Please e-mail or PM me for directions and to let me know you're coming.

To learn more about my track, see the link below for the build thread:

http://www.hobbytalk.com/bbs1/showthread.php?t=257356

Bob B.
[email protected]
Clifton Park, NY


----------



## rbrunne1 (Sep 22, 2007)

We had a good turnout last night with 7 Racers (including a few HobbyTalk members: Dusted, Gary#8 & Jeeper).

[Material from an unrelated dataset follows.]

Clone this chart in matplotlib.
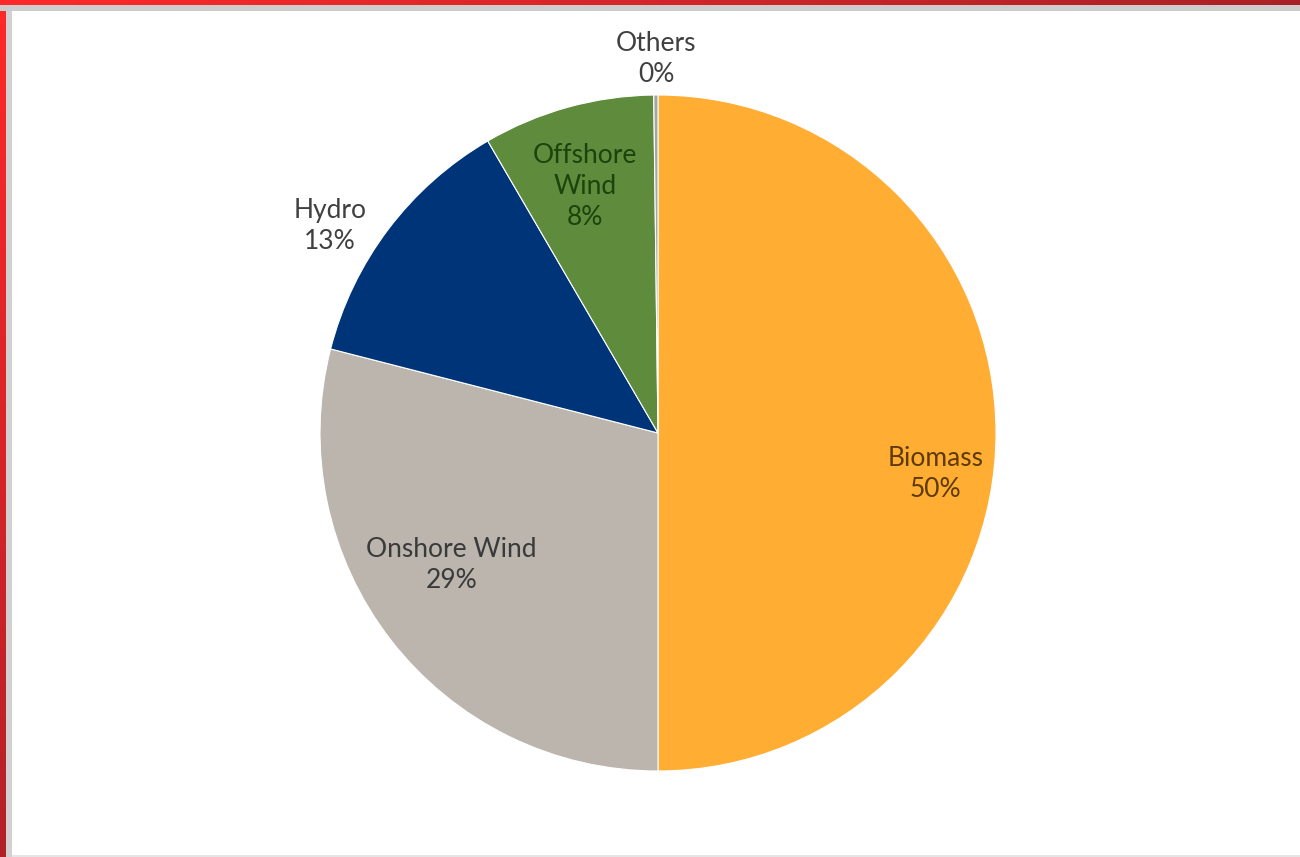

After a few hundred hot laps, we ran 25 lap round robin heat races and Vince ran away from the field completing 99 laps - 10 laps ahead of second place :thumbsup:

Thanks to everyone who attended and I look forward to getting together again :wave:

Bob B.
Clifton Park, NY


----------



## slotcarman12078 (Oct 3, 2008)

Sorry I couldn't make it Bob. Glad you guys had a good time! :thumbsup::thumbsup:


----------



## rbrunne1 (Sep 22, 2007)

slotcarman12078 said:


> Sorry I couldn't make it Bob. Glad you guys had a good time! :thumbsup::thumbsup:


No problem Joe...you're always welcome! I'll let you know the next time I have an event. I'm thinking early January or February.

Have a Happy Thanksgiving 

Bob B.


----------



## slotcarman12078 (Oct 3, 2008)

Right back to ya!! :thumbsup:


----------



## Gary#8 (Dec 14, 2004)

Hey all, I had a great time at Bob's! Just a reminder that Vince will be running races this comming Tuesday 12/6/11 @ 6:00pm races start when everyone gets there. His email is [email protected] for directions to his house. Couple miles off exit 11 east I-90. Track is TOMY 4' x 16' 4 lane with trackmate scoring!


----------